Source tracing lets you prove that any model or agent answer came directly from the exact files you uploaded. Every chunk retrieved from a vector database carries a traceable lineage: model output → retrieved chunk → Markdown location → original uploaded file. This is designed to support auditability, compliance, and operational decision-making in environments where document-level proof of origin is required.

How source tracing works

When a file is ingested into a vector database, the pipeline captures provenance metadata for every chunk — line range, character offsets, heading hierarchy, and source page number — and stores it alongside the embedding. No additional configuration is required.

Retrieve source tracing fields from a run

After a run completes, list the thread's messages to access the assistant response. When the agent invoked the file search tool, each retrieved chunk's source tracing fields are appended to the message content.

Endpoint: GET /v1/threads/{thread_id}/messages List messages

Each chunk in the response includes:

Field	Description
`chunk_id`	Unique identifier for this chunk. Use it to call the chunk endpoint for full Markdown provenance.
`page`	Page number in the source document (`null` for native Markdown and JSON).
`lines`	Line range in the ingested Markdown.
`section`	Heading hierarchy path from the document root to this chunk.

Retrieve chunk provenance

Use chunk_id with the chunk endpoint to retrieve the full provenance record, including the file_id of the original uploaded file.

Endpoint: GET /v1/flow/vectordb/{database_id}/chunk/{chunk_id} Get chunk

The response includes:

Field	Description
`chunk_id`	The chunk's unique identifier.
`file_id`	ID of the original uploaded file.

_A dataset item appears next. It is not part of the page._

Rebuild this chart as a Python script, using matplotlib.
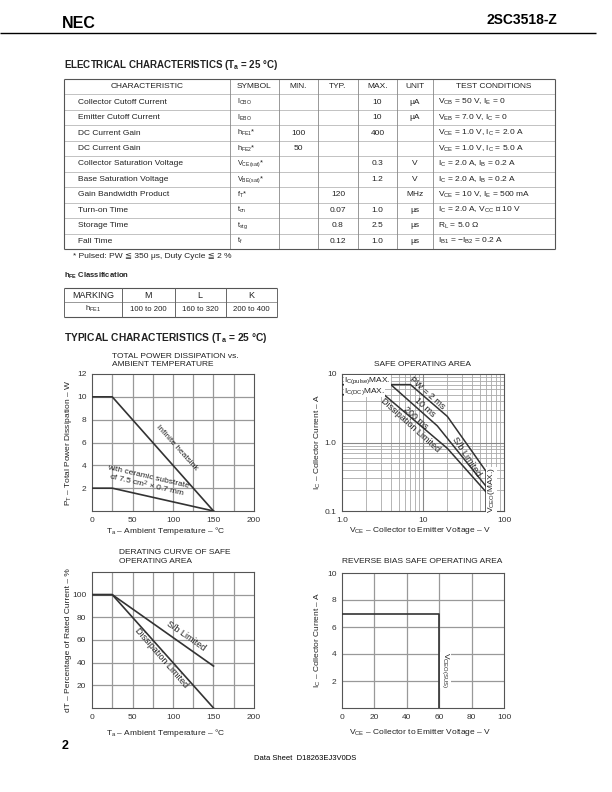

Use this with the file download endpoint to retrieve the source document.
`chunk_text`	The full text of the chunk as indexed.
`locations`	List of Markdown location objects (see below).

Location object:

Field	Description
`line_number_start`	Starting line in the ingested Markdown.
`line_number_end`	Ending line in the ingested Markdown.
`char_start`	Character offset within the section at the starting line.
`char_end`	Character offset within the section at the ending line.
`hierarchy`	Ordered list of headings from the document root to this chunk.
`page_number`	Source document page number, 1-indexed. `null` for native Markdown and JSON uploads.

Supported file types

File type	`page_number`	`hierarchy`	`lines`	`char_start` / `char_end`
PDF	✓	✓	✓	✓
DOCX	✓	✓	✓	✓
PPTX	✓	✓	✓	✓
Markdown	—	✓	✓	✓
JSON	—	✓	✓	✓

Complete workflow

The full source tracing workflow follows this sequence:

POST /v1/threads/{thread_id}/runs
  └── GET /v1/threads/{thread_id}/messages        (chunk_id, page, section)
        └── GET /v1/flow/vectordb/{database_id}/chunk/{chunk_id}    (file_id, Markdown location)
              └── GET /v1/flow/files/{file_id}/content              (original file)

Run the agent against a thread (Endpoint: POST /v1/threads/{thread_id}/runs Run agent). Once the run completes, list the messages to find the assistant response — each retrieved chunk includes chunk_id, page, and section.
Call the chunk endpoint with chunk_id to get file_id and confirm the exact Markdown lines the answer was drawn from.
Use file_id with the file download endpoint (Endpoint: GET /v1/flow/files/{file_id}/content Download file) to retrieve the original uploaded file and complete the chain of custody.